Après m'être investi dans l'éducation des jeunes Tanzaniens pour qu'ils aient un futur meilleur à travers cette école, c'est dans un état d'âme paisible, serein, que je retrouve cette Communauté francophone de Bienne et environs. Au nom de ma famille (Sandra, Jérémie, Guillaume et Sébastien), je vous remercie infiniment de votre accueil très chaleureux.

As-tu des projets, des attentes, des rêves ?
Actuellement, je n'en ai pas. Il faut d'abord que je me réadapte, que je vive, que je sente et savoure les choses... La pastorale n'est pas de la spéculation ni de la métaphysique, c'est du concret. Peut-être dans le futur, j'aurai des rêves pastoraux... Pour l'instant, je dois m'insérer dans les projets existants et qui sont en cours de réalisation.

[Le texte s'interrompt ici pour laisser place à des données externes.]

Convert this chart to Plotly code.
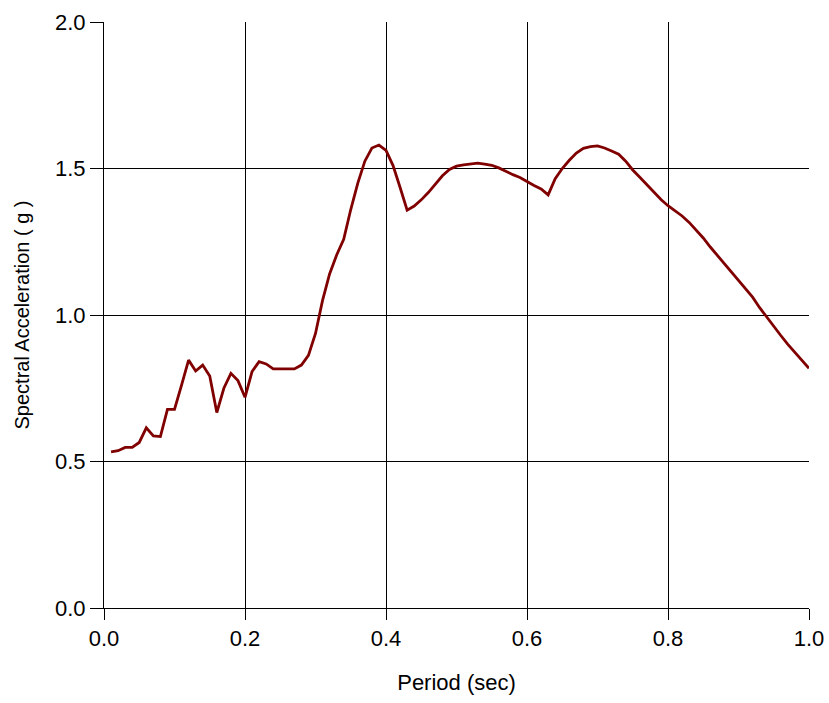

Propos recueillis par Christiane Elmer

Association Elimisha
Projet de construction du Lycée Charles de Foucauld en Tanzanie
2733 Pontenet
CCP 10-180105-5
Postfinance IBAN : CH49 0900 0000 1018 0105 5
BIC : POFICHBEXXX

Biographie express
Emmanuel Samusure naît en 1957 au Burundi. Depuis 27 ans il est l'époux de Sandra, une Jurassienne bilingue, assistante sociale. Le couple a trois fils: Jérémie (26 ans, médecin), Guillaume (21 ans) et Sébastien (18 ans). Entre ses 20 et ses 30 ans, Emmanuel rejoint la Congrégation des Petits Frères de Jésus. Durant ce temps, il poursuit sa formation théologique au séminaire au Cameroun, à l'Ecole de la Foi et à l'Université de Fribourg. C'est encore dans cette ville qu'il se diplôme ensuite dans l'enseignement du français langue étrangère.
Avec son épouse et d'autres personnes, il fonde et s'occupe quelques années d'un collège en Tanzanie. Il en assume la direction et y dispense des cours de français. En 2005, la famille Samusure est de retour en Suisse. Jusqu'en 2010, Emmanuel rejoint l'équipe pastorale francophone de Bienne. A la fin 2010, le couple et les deux fils cadets repartent en Tanzanie tandis que l'aîné reste en Suisse pour y terminer ses études de médecine.
Durant cinq ans, le couple Samusure reprend les rênes du Lycée Charles de Foucauld. Sandra, Emmanuel, Guillaume et Sébastien reviennent en Suisse et, le 1er septembre 2015, Emmanuel rejoint le Groupe pastoral francophone en tant qu'animateur pastoral et membre de l'Equipe pastorale francophone de Bienne.